Securicor plc - Posting of Documentation
FOR IMMEDIATE RELEASE
Securicor plc (“Securicor”)
Posting of Formal Documentation
Following the announcement of Securicor’s proposed merger with the security businesses of Group 4 Falck A/S (“Group 4 Falck”) on 24 February 2004, it is expected that formal documentation relating to the merger will be made available to shareholders of Securicor and Group 4 Falck in May 2004.
Under normal circumstances the formal documentation would be despatched to shareholders within 28 days of the announcement of the transaction, which would be 23 March in this case. However, as indicated in the announcement, posting will take place after this date due to the use of a UK scheme of arrangement and the need to reconcile the financial information of Group 4 Falck from Danish GAAP into UK GAAP. Completion is still expected to take place in the third quarter of 2004.
The Takeover Panel has consented to this timetable for posting with the agreement of both parties.
The availability of documents to persons not resident in the UK or Denmark may be affected by the laws of relevant jurisdictions.
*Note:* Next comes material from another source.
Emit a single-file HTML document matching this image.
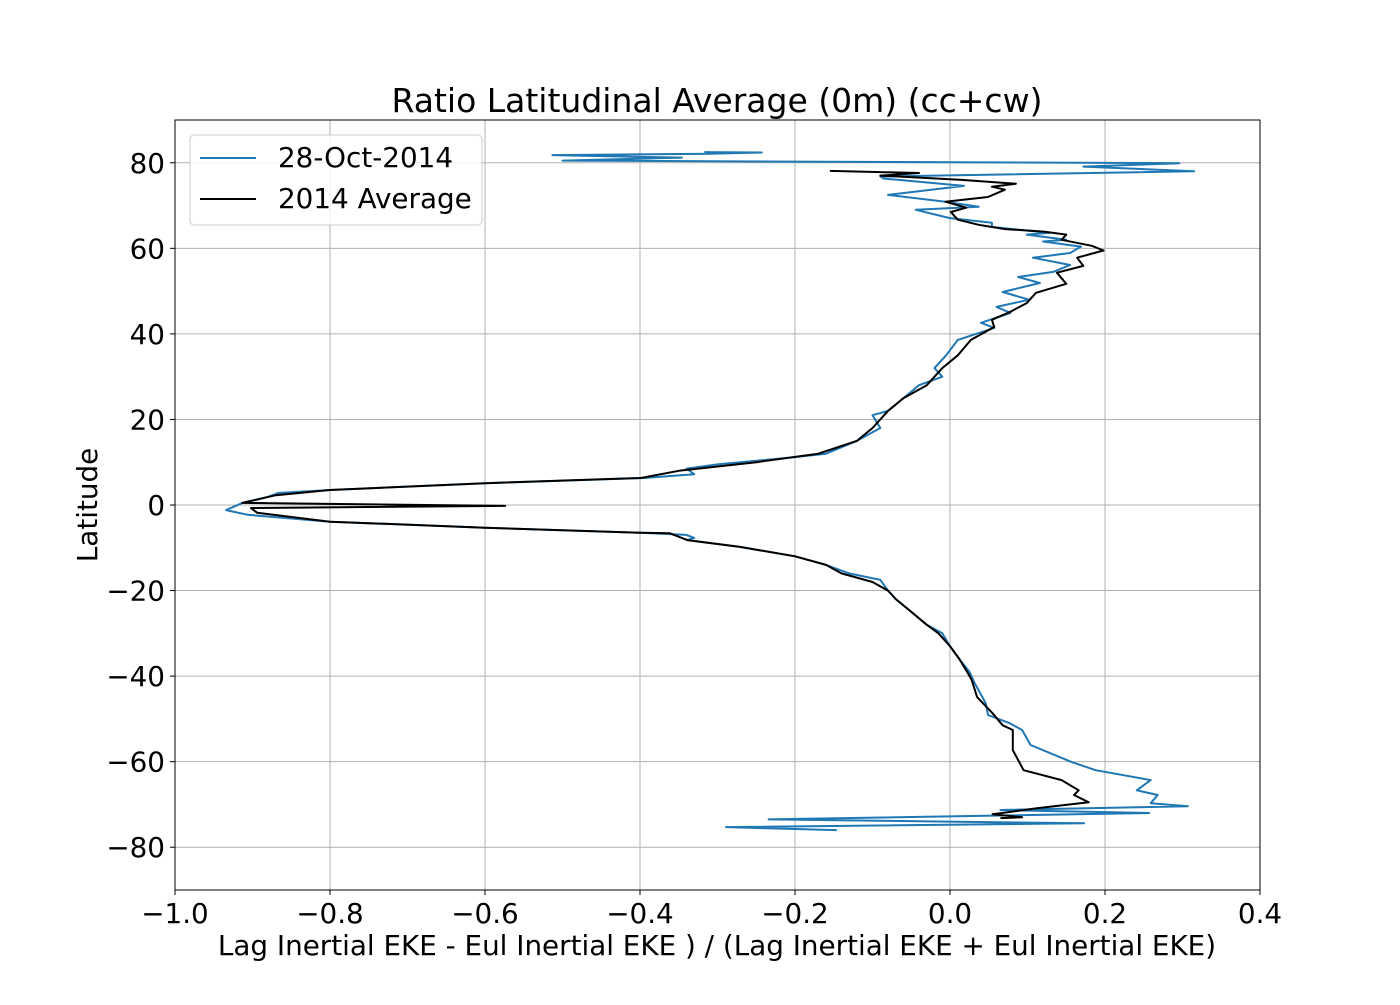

Shareholders who are not resident in the UK or Denmark should inform themselves about and observe any applicable requirements.
This announcement does not constitute or form part of an offer to sell, purchase, exchange or subscribe for any securities or solicitation of such offer in the United States or any other jurisdiction. Any securities to be issued in connection with the proposed merger have not been and will not be registered under the United States Securities Act of 1933, as amended, and may not be offered or sold in the United States except pursuant to an applicable exemption from registration.
Debbie McGrath, Director of Communications
+44 20 8770 7000
Citigate Dewe Rogerson
+44 20 7638 9571
Morgan Stanley & Co. Limited
+44 20 7425 5000
Cazenove & Co. Ltd
+44 20 7588 2828
Morgan Stanley & Co. Limited is acting for Securicor plc and for no one else in connection with the potential transaction and will not be responsible to anyone other than Securicor plc for providing the protections afforded to clients of Morgan Stanley & Co. Limited nor for providing advice in relation to the potential transaction.
Cazenove & Co. Ltd is acting for Securicor plc and for no one else in connection with the potential transaction and will not be responsible to anyone other than Securicor plc for providing the protections afforded to clients of Cazenove & Co. Ltd nor for providing advice in relation to the potential transaction.